We find that neither of these interests justify the regulations providing that the Division loses jurisdiction over medical fee disputes when the workers' compensation case is closed. While the Division's interest in providing finality to injured employees, employers, and their insurers is legitimate, it may not advance this interest at the expense of the health care providers' right to have their day in court. Contrary to the Division's contention, a health care provider's filing of a medical fee dispute application after the underlying workers' compensation case is closed is not an attempt to have the parties' previously determined liabilities adjusted. Rather, it is an attempt by a health care provider to recover its fees from the employer or insurer. In fact, section 287.140.4 specifically provides that an employee is not a party to a medical fee dispute under that section, and that the employee's recovery may not in any way be jeopardized because of such a dispute.
We find that rather than striking a balance between the interest in finality and the health care providers' interests, as it claims to be doing, the Division has impermissibly foreclosed the health care providers' due process rights in the interest of ensuring finality. The Due Process Clause requires that "a person facing a deprivation of property receive notice and an opportunity for hearing appropriate to the nature of the case." Belton v. Bd. of Police Comm'rs of Kansas City, 708 S.W.2d 131, 137 (Mo. banc 1986). A health care provider does not receive notice or opportunity for hearing before the deprivation of property in this case.

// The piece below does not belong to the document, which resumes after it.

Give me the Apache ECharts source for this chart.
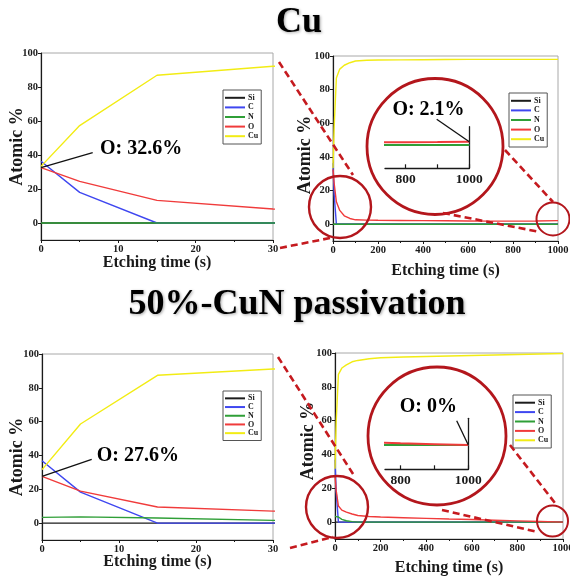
<!DOCTYPE html>
<html>
<head>
<meta charset="utf-8">
<script src="https://cdn.jsdelivr.net/npm/echarts@6/dist/echarts.min.js"></script>
<style>
  html, body { margin: 0; padding: 0; background: #fff; }
  #chart { width: 570px; height: 580px; }
</style>
</head>
<body>
<div id="chart"></div>
<script>
// XPS depth profiles: atomic % of each element versus Ar+ etching time
const elements = ['Si', 'C', 'N', 'O', 'Cu'];
const etchTime = [0, 5, 15, 30, 50, 75, 100, 150, 200, 300, 400, 500, 600, 700, 800, 900, 1000];

// Bare Cu
const cuSi = [0, 0, 0, 0, 0, 0, 0, 0, 0, 0, 0, 0, 0, 0, 0, 0, 0];
const cuC  = [36.3, 18.0, 0, 0, 0, 0, 0, 0, 0, 0, 0, 0, 0, 0, 0, 0, 0];
const cuN  = [0, 0, 0, 0, 0, 0, 0, 0, 0, 0, 0, 0, 0, 0, 0, 0, 0];
const cuO  = [32.6, 24.5, 13.3, 8.2, 5.0, 3.4, 2.6, 2.4, 2.3, 2.2, 2.1, 2.0, 1.9, 1.8, 1.8, 1.9, 2.1];
const cuCu = [33.3, 57.3, 86.9, 92.2, 94.5, 96.0, 97.0, 97.5, 97.6, 97.7, 97.8, 97.9, 98.0, 98.0, 98.0, 98.0, 98.0];

// 50%-CuN passivated Cu
const pSi = [0, 0, 0, 0, 0, 0, 0, 0, 0, 0, 0, 0, 0, 0, 0, 0, 0];
const pC  = [36.9, 18.3, 0, 0, 0, 0, 0, 0, 0, 0, 0, 0, 0, 0, 0, 0, 0];
const pN  = [3.4, 3.7, 3.0, 1.6, 0.8, 0.3, 0, 0, 0, 0, 0, 0, 0, 0, 0, 0, 0];
const pO  = [27.6, 18.9, 9.5, 7.1, 5.9, 4.8, 3.9, 3.3, 3.0, 2.6, 2.2, 1.8, 1.5, 1.1, 0.7, 0.35, 0];
const pCu = [31.6, 58.6, 87.4, 91.1, 93.0, 94.8, 95.6, 96.6, 97.2, 97.6, 97.9, 98.2, 98.5, 98.8, 99.1, 99.4, 99.7];

// Tick labels
const atomicTicks = [0, 20, 40, 60, 80, 100];
const zoomTicks = [800, 900, 1000];
const zoomLabels = [800, 1000];

const sampleCu = { Si: cuSi, C: cuC, N: cuN, O: cuO, Cu: cuCu };
const samplePass = { Si: pSi, C: pC, N: pN, O: pO, Cu: pCu };

const colors = { Si: '#1c1c1c', C: '#3f47f0', N: '#2f9f37', O: '#f03b3b', Cu: '#f2ec14' };
const serif = '"Liberation Serif", "Times New Roman", serif';
const ink = '#1a1a1a';
const plain = v => String(v);

const chart = echarts.init(document.getElementById('chart'));

// panels: 0 Cu 0-30 s, 1 Cu full, 2 CuN 0-30 s, 3 CuN full, 4/5 magnified tails
const panels = [
  { grid: { left: 41, top: 53, width: 232, height: 187 }, data: sampleCu, x: [0, 30, 10], xGap: 15, yGap: 15, yPad: [0, 0, 0, 0] },
  { grid: { left: 333, top: 56, width: 225, height: 185 }, data: sampleCu, x: [0, 1000, 200], xGap: 22, yGap: 19, yPad: [0, 13, 0, 0] },
  { grid: { left: 42, top: 354, width: 231, height: 186 }, data: samplePass, x: [0, 30, 10], xGap: 14, yGap: 16, yPad: [0, 20, 0, 0] },
  { grid: { left: 335, top: 353, width: 228, height: 186 }, data: samplePass, x: [0, 1000, 200], xGap: 21, yGap: 18, yPad: [0, 0, 0, 10] }
];
const insets = [
  { grid: { left: 385, top: 126.7, width: 84.3, height: 41.6 }, data: sampleCu, x: [735, 1000], y: [-14.8, 11.65] },
  { grid: { left: 385, top: 418.3, width: 83.3, height: 51 }, data: samplePass, x: [754, 1000], y: [-9.7, 10.7] }
];

const grids = [], xAxes = [], yAxes = [], series = [];

const labelStyle = { fontFamily: serif, fontWeight: 'bold', color: ink };

function addSeries(data, idx, width) {
  elements.forEach(el => {
    series.push({
      name: el,
      type: 'line',
      xAxisIndex: idx,
      yAxisIndex: idx,
      data: etchTime.map((t, i) => [t, data[el][i]]),
      symbol: 'none',
      clip: true,
      silent: true,
      lineStyle: { color: colors[el], width: width },
      itemStyle: { color: colors[el] }
    });
  });
}

panels.forEach((p, i) => {
  grids.push(Object.assign({ show: true, borderColor: '#a8a8a8', borderWidth: 1, backgroundColor: 'transparent', outerBoundsMode: 'none', containLabel: false }, p.grid));
  xAxes.push({
    type: 'value', gridIndex: i, min: p.x[0], max: p.x[1], interval: p.x[2],
    axisLine: { show: true, onZero: false, lineStyle: { color: ink, width: 1.2 } },
    axisTick: { show: true, length: 3, lineStyle: { color: ink } },
    minorTick: { show: true, splitNumber: 2, length: 2, lineStyle: { color: ink } },
    splitLine: { show: false },
    axisLabel: Object.assign({ fontSize: 10.5, margin: 4, formatter: plain }, labelStyle),
    name: 'Etching time (s)', nameLocation: 'middle', nameGap: p.xGap, nameMoveOverlap: false,
    nameTextStyle: Object.assign({ fontSize: 16 }, labelStyle)
  });
  yAxes.push({
    type: 'value', gridIndex: i, min: -10, max: 100, interval: 10,
    axisLine: { show: true, onZero: false, lineStyle: { color: ink, width: 1.2 } },
    axisTick: { show: true, length: 3, customValues: atomicTicks, lineStyle: { color: ink } },
    splitLine: { show: false },
    axisLabel: Object.assign({ fontSize: 10.5, margin: 3, customValues: atomicTicks, formatter: plain }, labelStyle),
    name: 'Atomic %', nameLocation: 'middle', nameGap: p.yGap, nameMoveOverlap: false,
    nameTextStyle: Object.assign({ fontSize: 18, padding: p.yPad }, labelStyle)
  });
  addSeries(p.data, i, 1.4);
});

insets.forEach((p, k) => {
  const i = panels.length + k;
  grids.push(Object.assign({ show: false, outerBoundsMode: 'none', containLabel: false }, p.grid));
  xAxes.push({
    type: 'value', gridIndex: i, min: p.x[0], max: p.x[1],
    axisLine: { show: true, onZero: false, lineStyle: { color: ink, width: 1.3 } },
    axisTick: { show: true, inside: true, length: 4, customValues: zoomTicks, lineStyle: { color: ink, width: 1.2 } },
    splitLine: { show: false },
    axisLabel: Object.assign({ fontSize: 13.5, margin: 4, customValues: zoomLabels, formatter: plain }, labelStyle)
  });
  yAxes.push({
    type: 'value', gridIndex: i, min: p.y[0], max: p.y[1], position: 'right',
    axisLine: { show: true, onZero: false, lineStyle: { color: ink, width: 1.3 } },
    axisTick: { show: false }, axisLabel: { show: false }, splitLine: { show: false }
  });
  addSeries(p.data, i, 2);
});

const legendPos = [
  { left: 223, top: 90, lh: 9.6 },
  { left: 509, top: 93, lh: 9.6 },
  { left: 223, top: 391, lh: 8.7 },
  { left: 513, top: 395, lh: 9.4 }
];
const legends = legendPos.map(l => ({
  left: l.left, top: l.top, orient: 'vertical', selectedMode: false,
  data: elements, icon: 'rect', itemWidth: 20, itemHeight: 2, itemGap: 0,
  padding: [3, 3, 3, 2], borderColor: '#555', borderWidth: 1, backgroundColor: '#fff',
  textStyle: Object.assign({ fontSize: 8, lineHeight: l.lh, padding: [0, 0, 0, -2] }, labelStyle)
}));

chart.setOption({
  animation: false,
  backgroundColor: '#fff',
  grid: grids, xAxis: xAxes, yAxis: yAxes, legend: legends, series: series
});

// ---- overlays: titles, magnifier circles, connectors and O call-outs ----
const titleStyle = {
  fill: '#000', fontFamily: serif, fontWeight: 'bold', fontSize: 36,
  align: 'center', verticalAlign: 'middle',
  textShadowColor: 'rgba(0,0,0,0.35)', textShadowBlur: 3, textShadowOffsetX: 1, textShadowOffsetY: 1
};
const ring = (cx, cy, r, w) => ({ type: 'circle', z: 100, shape: { cx, cy, r }, style: { fill: 'none', stroke: '#b3161c', lineWidth: w } });
const dash = (x1, y1, x2, y2) => ({ type: 'line', z: 100, shape: { x1, y1, x2, y2 }, style: { stroke: '#c51a1f', lineWidth: 2.6, lineDash: [7, 4] } });
const pointer = (a, b) => ({ type: 'line', z: 101, shape: { x1: a[0], y1: a[1], x2: b[0], y2: b[1] }, style: { stroke: '#111', lineWidth: 1.3 } });
const callout = (txt, x, y, align) => ({ type: 'text', z: 101, x, y, style: { text: txt, fill: '#000', fontFamily: serif, fontWeight: 'bold', fontSize: 20, align, verticalAlign: 'middle' } });

const px = (gi, pt) => chart.convertToPixel({ gridIndex: gi }, pt);
const last = arr => arr[arr.length - 1];

chart.setOption({
  graphic: { elements: [
    { type: 'text', z: 100, x: 299, y: 23, style: Object.assign({ text: 'Cu' }, titleStyle) },
    { type: 'text', z: 100, x: 297, y: 305, style: Object.assign({ text: '50%-CuN passivation' }, titleStyle) },

    ring(340, 207, 31, 2.4), ring(553, 219, 16.5, 2), ring(435, 146.5, 68, 2.8),
    dash(279, 62, 353, 175), dash(280, 248, 330, 238), dash(505, 150, 553, 202), dash(443, 213, 540, 232),

    ring(337, 507, 31, 2.4), ring(552.5, 521, 15.5, 2), ring(437, 436, 69, 2.8),
    dash(278, 357, 355, 477), dash(290, 548, 333, 537), dash(510, 445, 555, 503), dash(442, 510, 538, 532),

    pointer(px(0, [0, cuO[0]]), [92.7, 152.7]),
    callout('O: ' + cuO[0] + '%', 100, 148.5, 'left'),
    pointer(px(2, [0, pO[0]]), [91.7, 459.3]),
    callout('O: ' + pO[0] + '%', 96.7, 456, 'left'),
    pointer([436.7, 119.3], px(4, [1000, last(cuO)])),
    callout('O: ' + last(cuO) + '%', 428.5, 110, 'center'),
    pointer([456.7, 420.7], px(5, [1000, last(pO)])),
    callout('O: ' + last(pO) + '%', 428.3, 407.3, 'center')
  ] }
});
</script>
</body>
</html>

Moreover, we find that the administrative "burden" the Division would incur by having to open a new file is minor compared to the effect of this statutory scheme on health care providers, whose property (accounts receivable) may be taken without benefit of legal process.
Conclusion
We hold that the Division has a statutory duty to permit the filing of the medical fee dispute applications at issue in this case under section 287.140.4. The Division may not reject the applications, without a hearing, on the grounds that the statute of limitations has run or that the underlying workers' compensation case has settled, dismissed, or otherwise been administratively closed.
The judgment of the trial court is affirmed.
BRECKENRIDGE, P.J., and HOLLIGER, J., concur.